There is seldom a criminal case tried in which there is not sharp conflict in the evidence introduced for the Commonwealth and the accused, and we have adopted the sound rule of not interfering in criminal cases, or indeed civil cases, with the finding of a jury upon disputed questions of fact unless it affirmatively, and we might say, at first blush, appears that their verdict is so contrary to the evidence as to make it appear that it was the result of passion or prejudice.
It seems that appellant was only seventeen years of age, and it was, therefore, adjudged by the court that he be taken to the reform school at Lexington, “there to remain until he arrives at the age of twenty-one, and then to be transferred to the penitentiary and be there confined, the confinement in the reform school and in the penitentiary to be not less than two years or more than seven years.” The form of this judgment is objected to, but the objection is not well taken.

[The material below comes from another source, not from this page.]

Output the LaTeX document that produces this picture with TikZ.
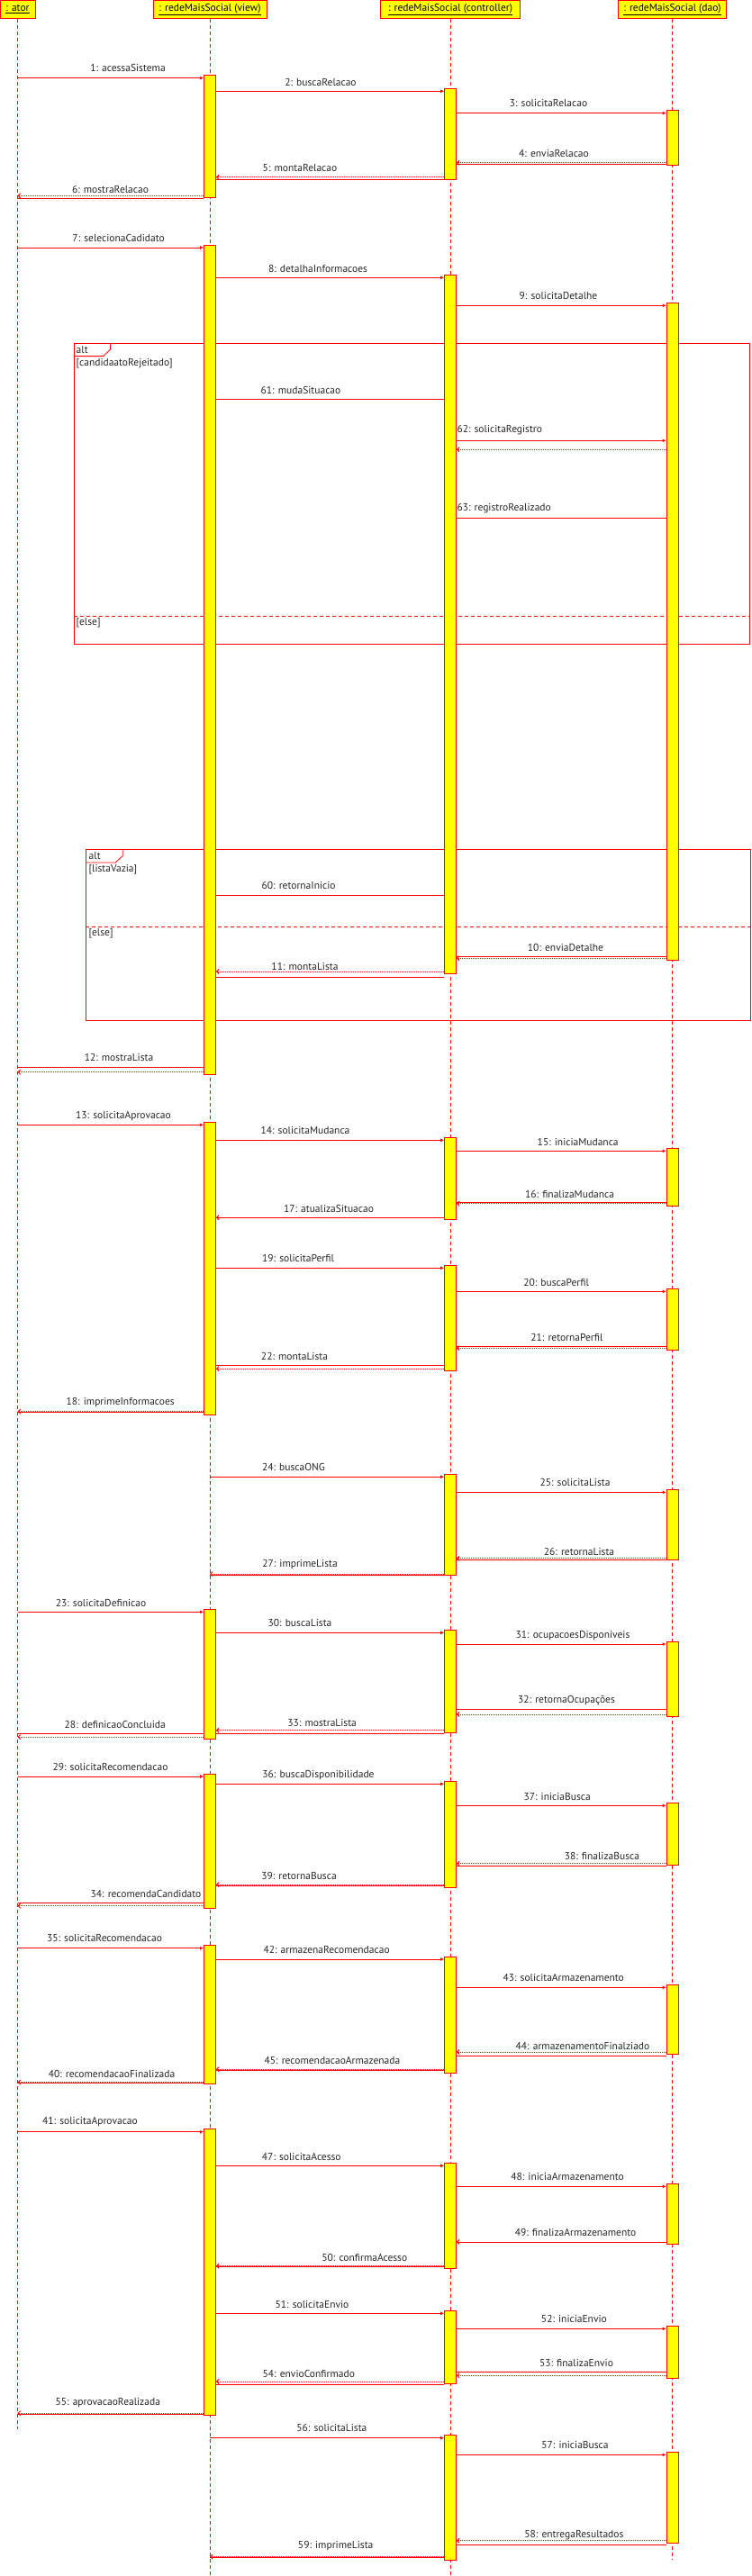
\documentclass[tikz,border=0pt]{standalone}
\usepackage{fontspec}
\setmainfont{PT Sans}
\usetikzlibrary{arrows.meta,fit}
\definecolor{umlred}{RGB}{255,0,0}
\definecolor{umlyellow}{RGB}{255,255,0}

\begin{document}
\begin{tikzpicture}[
  x=1pt, y=-1pt,
  font=\fontsize{11.5}{13}\selectfont,
  obj/.style={rectangle, draw=umlred, fill=umlyellow, line width=0.8pt, minimum height=20.7pt, inner sep=1pt},
  life/.style={draw=umlred, line width=0.7pt, dash pattern=on 4pt off 3pt},
  bar/.style={rectangle, draw=umlred, fill=umlyellow, line width=0.8pt, inner sep=0pt},
  call/.style={draw=umlred, line width=1pt, -{Latex[length=4pt,width=4pt]}},
  plain/.style={draw=umlred, line width=1pt},
  reply/.style={draw=umlred, line width=1pt, dash pattern=on 1pt off 1pt, -{Straight Barb[length=2.5pt,width=5pt]}},
  ret/.style={reply, postaction={draw=umlred, solid, -, transform canvas={yshift=#1}}},
  ret/.default=-3pt,
  retsolid/.style={draw=umlred, line width=1pt, -{Straight Barb[length=2.5pt,width=5pt]}},
  lbl/.style={inner sep=0pt, text=black!85},
  frame/.style={rectangle, draw=umlred, line width=0.8pt, inner sep=0pt},
  framepen/.style={draw=umlred, line width=0.8pt},
  elsesep/.style={draw=umlred, line width=0.8pt, dash pattern=on 4pt off 3pt},
  guard/.style={anchor=west, inner sep=0pt, text=black!85}
]
  \useasboundingbox (0,0) rectangle (835,2861);

  % --- objects ---
  \node[obj, minimum width=39pt] (ator) at (19.5,10.4) {\underline{: ator}};
  \node[obj, minimum width=126pt] (view) at (233,10.4) {\underline{: redeMaisSocial (view)}};
  \node[obj, minimum width=155pt] (ctrl) at (500,10.4) {\underline{: redeMaisSocial (controller)}};
  \node[obj, minimum width=120pt] (dao) at (746.5,10.4) {\underline{: redeMaisSocial (dao)}};

  % lifelines
  \draw[life] (ator.south) -- (ator |- 0,2697.7);
  \draw[life] (view.south) -- (view |- 0,2861);
  \draw[life] (ctrl.south) -- (ctrl |- 0,2861);
  \draw[life] (dao.south) -- (dao |- 0,2843.3);

  % --- alt fragments ---
  \node[frame, fit={(82,381.3) (832.5,715.3)}] (alt1) {};
  \draw[framepen] ([yshift=-14.7pt]alt1.north west) -- ++(33,0) -- ++(8,-7.5) -- ++(0,-7.2);
  \node[guard] (alt1tag) at (84.5,389) {alt};
  \node[guard] (alt1cond) at (84.5,404) {[candidaatoRejeitado]};
  \draw[elsesep] (alt1.west |- 0,684.3) -- (alt1.east |- 0,684.3);
  \node[guard] (alt1else) at (84.5,692) {[else]};

  \node[frame, fit={(95.7,943.3) (833.5,1133.3)}] (alt2) {};
  \draw[framepen] ([yshift=-15pt]alt2.north west) -- ++(33,0) -- ++(8,-7.5) -- ++(0,-7.5);
  \node[guard] (alt2tag) at (98.5,950.5) {alt};
  \node[guard] (alt2cond) at (98.5,965.7) {[listaVazia]};
  \draw[elsesep] (alt2.west |- 0,1029.7) -- (alt2.east |- 0,1029.7);
  \node[guard] (alt2else) at (98.5,1036.7) {[else]};

  % --- activations ---
  \node[bar, fit={(226.5,83.3) (239.5,219.3)}] (v1) {};
  \node[bar, fit={(226.5,272.3) (239.5,1193.3)}] (v2) {};
  \node[bar, fit={(226.5,1246.3) (239.5,1571.3)}] (v3) {};
  \node[bar, fit={(226.5,1787.3) (239.5,1931.3)}] (v4) {};
  \node[bar, fit={(226.5,1970.3) (239.5,2119.3)}] (v5) {};
  \node[bar, fit={(226.5,2160.7) (239.5,2314.3)}] (v6) {};
  \node[bar, fit={(226.5,2364.3) (239.5,2682.3)}] (v7) {};

  \node[bar, fit={(493.5,98.3) (506.5,199.3)}] (c1) {};
  \node[bar, fit={(493.5,305.3) (506.5,1081.3)}] (c2) {};
  \node[bar, fit={(493.5,1263.3) (506.5,1354.3)}] (c3) {};
  \node[bar, fit={(493.5,1405.3) (506.5,1522.3)}] (c4) {};
  \node[bar, fit={(493.5,1637.3) (506.5,1749.3)}] (c5) {};
  \node[bar, fit={(493.5,1810.3) (506.5,1924.3)}] (c6) {};
  \node[bar, fit={(493.5,1978.3) (506.5,2096.3)}] (c7) {};
  \node[bar, fit={(493.5,2173.3) (506.5,2302.3)}] (c8) {};
  \node[bar, fit={(493.5,2402.3) (506.5,2519)}] (c9) {};
  \node[bar, fit={(493.5,2566.3) (506.5,2647.3)}] (c10) {};
  \node[bar, fit={(493.5,2704.3) (506.5,2843.3)}] (c11) {};

  \node[bar, fit={(740,122.3) (753,183.3)}] (d1) {};
  \node[bar, fit={(740,336.3) (753,1066.7)}] (d2) {};
  \node[bar, fit={(740,1275.3) (753,1339.3)}] (d3) {};
  \node[bar, fit={(740,1431.3) (753,1499.3)}] (d4) {};
  \node[bar, fit={(740,1654.3) (753,1732.3)}] (d5) {};
  \node[bar, fit={(740,1823.3) (753,1906.3)}] (d6) {};
  \node[bar, fit={(740,2002.3) (753,2071.3)}] (d7) {};
  \node[bar, fit={(740,2204.3) (753,2281.3)}] (d8) {};
  \node[bar, fit={(740,2425.3) (753,2492)}] (d9) {};
  \node[bar, fit={(740,2583.3) (753,2641.3)}] (d10) {};
  \node[bar, fit={(740,2723.3) (753,2824.3)}] (d11) {};

  % --- messages ---
  \draw[call] (ator |- 0,86.7) -- (v1.west |- 0,86.7) node[lbl] at (142,75) {1: acessaSistema};
  \draw[call] (v1.east |- 0,101.3) -- (c1.west |- 0,101.3) node[lbl] at (356,91) {2: buscaRelacao};
  \draw[call] (c1.east |- 0,125.7) -- (d1.west |- 0,125.7) node[lbl] at (609,114.3) {3: solicitaRelacao};
  \draw[ret=-2pt] (d1.west |- 0,180.7) -- (c1.east |- 0,180.7) node[lbl] at (615,170) {4: enviaRelacao};
  \draw[ret] (c1.west |- 0,196.7) -- (v1.east |- 0,196.7) node[lbl] at (333,186) {5: montaRelacao};
  \draw[ret] (v1.west |- 0,217.3) -- (ator |- 0,217.3) node[lbl] at (122.5,210) {6: mostraRelacao};

  \draw[call] (ator |- 0,275) -- (v2.west |- 0,275) node[lbl] at (131.6,264) {7: selecionaCadidato};
  \draw[call] (v2.east |- 0,308.3) -- (c2.west |- 0,308.3) node[lbl] at (353,298) {8: detalhaInformacoes};
  \draw[call] (c2.east |- 0,339.3) -- (d2.west |- 0,339.3) node[lbl] at (620,328) {9: solicitaDetalhe};
  \draw[plain] (v2.east |- 0,443.3) -- (c2.west |- 0,443.3) node[lbl] at (334,433) {61: mudaSituacao};
  \draw[call] (c2.east |- 0,489.3) -- (d2.west |- 0,489.3) node[lbl, anchor=west] at (507,477.3) {62: solicitaRegistro};
  \draw[reply] (d2.west |- 0,499.3) -- (c2.east |- 0,499.3);
  \draw[plain] (c2.east |- 0,575.3) -- (d2.west |- 0,575.3) node[lbl, anchor=west] at (507,564.3) {63: registroRealizado};
  \draw[plain] (v2.east |- 0,994.3) -- (c2.west |- 0,994.3) node[lbl] at (331.6,983.3) {60: retornaInicio};
  \draw[ret=2pt] (d2.west |- 0,1064.3) -- (c2.east |- 0,1064.3) node[lbl] at (628,1052) {10: enviaDetalhe};
  \draw[ret=-6pt] (c2.west |- 0,1079) -- (v2.east |- 0,1079) node[lbl] at (338.5,1073) {11: montaLista};
  \draw[ret=5pt] (v2.west |- 0,1190.7) -- (ator |- 0,1190.7) node[lbl] at (132,1174) {12: mostraLista};

  \draw[call] (ator |- 0,1249.3) -- (v3.west |- 0,1249.3) node[lbl] at (137,1239.3) {13: solicitaAprovacao};
  \draw[call] (v3.east |- 0,1266.3) -- (c3.west |- 0,1266.3) node[lbl] at (339,1255) {14: solicitaMudanca};
  \draw[call] (c3.east |- 0,1278.3) -- (d3.west |- 0,1278.3) node[lbl] at (641.7,1268.3) {15: iniciaMudanca};
  \draw[ret=1pt] (d3.west |- 0,1336.7) -- (c3.east |- 0,1336.7) node[lbl] at (632.6,1326) {16: finalizaMudanca};
  \draw[retsolid] (c3.west |- 0,1352.3) -- (v3.east |- 0,1352.3) node[lbl] at (365,1342.3) {17: atualizaSituacao};
  \draw[call] (v3.east |- 0,1408.3) -- (c4.west |- 0,1408.3) node[lbl] at (331,1397.3) {19: solicitaPerfil};
  \draw[call] (c4.east |- 0,1434.3) -- (d4.west |- 0,1434.3) node[lbl] at (617.6,1424.3) {20: buscaPerfil};
  \draw[ret=2pt] (d4.west |- 0,1497.3) -- (c4.east |- 0,1497.3) node[lbl] at (629.4,1485) {21: retornaPerfil};
  \draw[ret=4pt] (c4.west |- 0,1520.3) -- (v3.east |- 0,1520.3) node[lbl] at (327,1506.3) {22: montaLista};
  \draw[ret=-1pt] (v3.west |- 0,1567.7) -- (ator |- 0,1567.7) node[lbl] at (133.7,1557.3) {18: imprimeInformacoes};

  \draw[call] (view |- 0,1640.3) -- (c5.west |- 0,1640.3) node[lbl] at (326,1629.3) {24: buscaONG};
  \draw[call] (c5.east |- 0,1657.3) -- (d5.west |- 0,1657.3) node[lbl] at (638.5,1646.3) {25: solicitaLista};
  \draw[ret=-2pt] (d5.west |- 0,1730.7) -- (c5.east |- 0,1730.7) node[lbl] at (643,1723) {26: retornaLista};
  \draw[ret=-1pt] (c5.west |- 0,1748) -- (view |- 0,1748) node[lbl] at (333,1737.3) {27: imprimeLista};

  \draw[call] (ator |- 0,1790.3) -- (v4.west |- 0,1790.3) node[lbl] at (112,1780) {23: solicitaDefinicao};
  \draw[call] (v4.east |- 0,1813.3) -- (c6.west |- 0,1813.3) node[lbl] at (333,1802.3) {30: buscaLista};
  \draw[call] (c6.east |- 0,1826) -- (d6.west |- 0,1826) node[lbl] at (636,1816.3) {31: ocupacoesDisponiveis};
  \draw[ret=5.7pt] (d6.west |- 0,1904) -- (c6.east |- 0,1904) node[lbl] at (629,1888.3) {32: retornaOcupações};
  \draw[ret=-3.6pt] (c6.west |- 0,1921.7) -- (v4.east |- 0,1921.7) node[lbl] at (357.7,1913) {33: mostraLista};
  \draw[ret=3.7pt] (v4.west |- 0,1929) -- (ator |- 0,1929) node[lbl] at (127.8,1915) {28: definicaoConcluida};

  \draw[call] (ator |- 0,1973) -- (v5.west |- 0,1973) node[lbl] at (122.5,1962.3) {29: solicitaRecomendacao};
  \draw[call] (v5.east |- 0,1981.3) -- (c7.west |- 0,1981.3) node[lbl] at (353.5,1971.3) {36: buscaDisponibilidade};
  \draw[call] (c7.east |- 0,2005.3) -- (d7.west |- 0,2005.3) node[lbl] at (618.7,1995.3) {37: iniciaBusca};
  \draw[ret=-2.6pt] (d7.west |- 0,2069.7) -- (c7.east |- 0,2069.7) node[lbl] at (668.4,2061.3) {38: finalizaBusca};
  \draw[ret=-1pt] (c7.west |- 0,2093.3) -- (v5.east |- 0,2093.3) node[lbl] at (332,2083.3) {39: retornaBusca};
  \draw[ret=3.4pt] (v5.west |- 0,2116.7) -- (ator |- 0,2116.7) node[lbl] at (162,2103.3) {34: recomendaCandidato};

  \draw[call] (ator |- 0,2163.7) -- (v6.west |- 0,2163.7) node[lbl] at (116,2152.7) {35: solicitaRecomendacao};
  \draw[call] (v6.east |- 0,2176) -- (c8.west |- 0,2176) node[lbl] at (362.6,2165.7) {42: armazenaRecomendacao};
  \draw[call] (c8.east |- 0,2207.3) -- (d8.west |- 0,2207.3) node[lbl] at (625.7,2196) {43: solicitaArmazenamento};
  \draw[ret=-4.3pt] (d8.west |- 0,2279) -- (c8.east |- 0,2279) node[lbl] at (647,2272) {44: armazenamentoFinalziado};
  \draw[ret=-1pt] (c8.west |- 0,2298.3) -- (v6.east |- 0,2298.3) node[lbl] at (369,2288) {45: recomendacaoArmazenada};
  \draw[ret=-1pt] (v6.west |- 0,2312.7) -- (ator |- 0,2312.7) node[lbl] at (124,2303.3) {40: recomendacaoFinalizada};

  \draw[call] (ator |- 0,2367.7) -- (v7.west |- 0,2367.7) node[lbl] at (100,2356.3) {41: solicitaAprovacao};
  \draw[call] (v7.east |- 0,2405.3) -- (c9.west |- 0,2405.3) node[lbl] at (334.8,2395.3) {47: solicitaAcesso};
  \draw[call] (c9.east |- 0,2428.3) -- (d9.west |- 0,2428.3) node[lbl] at (630,2417) {48: iniciaArmazenamento};
  \draw[retsolid] (d9.west |- 0,2490) -- (c9.east |- 0,2490) node[lbl] at (639,2479.3) {49: finalizaArmazenamento};
  \draw[ret=-1pt] (c9.west |- 0,2516.7) -- (v7.east |- 0,2516.7) node[lbl] at (404.8,2507.3) {50: confirmaAcesso};
  \draw[call] (v7.east |- 0,2569.3) -- (c10.west |- 0,2569.3) node[lbl] at (346.5,2559.3) {51: solicitaEnvio};
  \draw[call] (c10.east |- 0,2586.3) -- (d10.west |- 0,2586.3) node[lbl] at (637.4,2575) {52: iniciaEnvio};
  \draw[ret=4pt] (d10.west |- 0,2638.3) -- (c10.east |- 0,2638.3) node[lbl] at (640,2624) {53: finalizaEnvio};
  \draw[ret=-3.3pt] (c10.west |- 0,2645) -- (v7.east |- 0,2645) node[lbl] at (342.8,2636) {54: envioConfirmado};
  \draw[ret=-1pt] (v7.west |- 0,2680) -- (ator |- 0,2680) node[lbl] at (119.8,2668.3) {55: aprovacaoRealizada};

  \draw[call] (view |- 0,2707.7) -- (c11.west |- 0,2707.7) node[lbl] at (368.4,2696.3) {56: solicitaLista};
  \draw[call] (c11.east |- 0,2726.3) -- (d11.west |- 0,2726.3) node[lbl] at (638.5,2715.3) {57: iniciaBusca};
  \draw[ret=-4.6pt] (d11.west |- 0,2821.7) -- (c11.east |- 0,2821.7) node[lbl] at (637.4,2815.3) {58: entregaResultados};
  \draw[ret=-1pt] (c11.west |- 0,2839.7) -- (view |- 0,2839.7) node[lbl] at (372.7,2827.3) {59: imprimeLista};

\end{tikzpicture}
\end{document}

We had substantially this question before us in Calico v. Commonwealth, 145 Ky., 641, and we there said:
“Where a minor defendant is convicted of felony in the circuit court, the court, upon its own motion, should, upon proof that he is a minor and the offense his first, by its judgment direct his confinement in the house of reform until he attains his majority, and if his term of punishment for the felony be not then ended, that he be transferred to the penitentiary until.it expires.” To the same effect are Washington v. Commonwealth, 143 Ky., 602, and Henson v. Commonwealth, 148 Ky., 631.
Upon the whole case we see no reason for disturbing the judgment, and it is affirmed.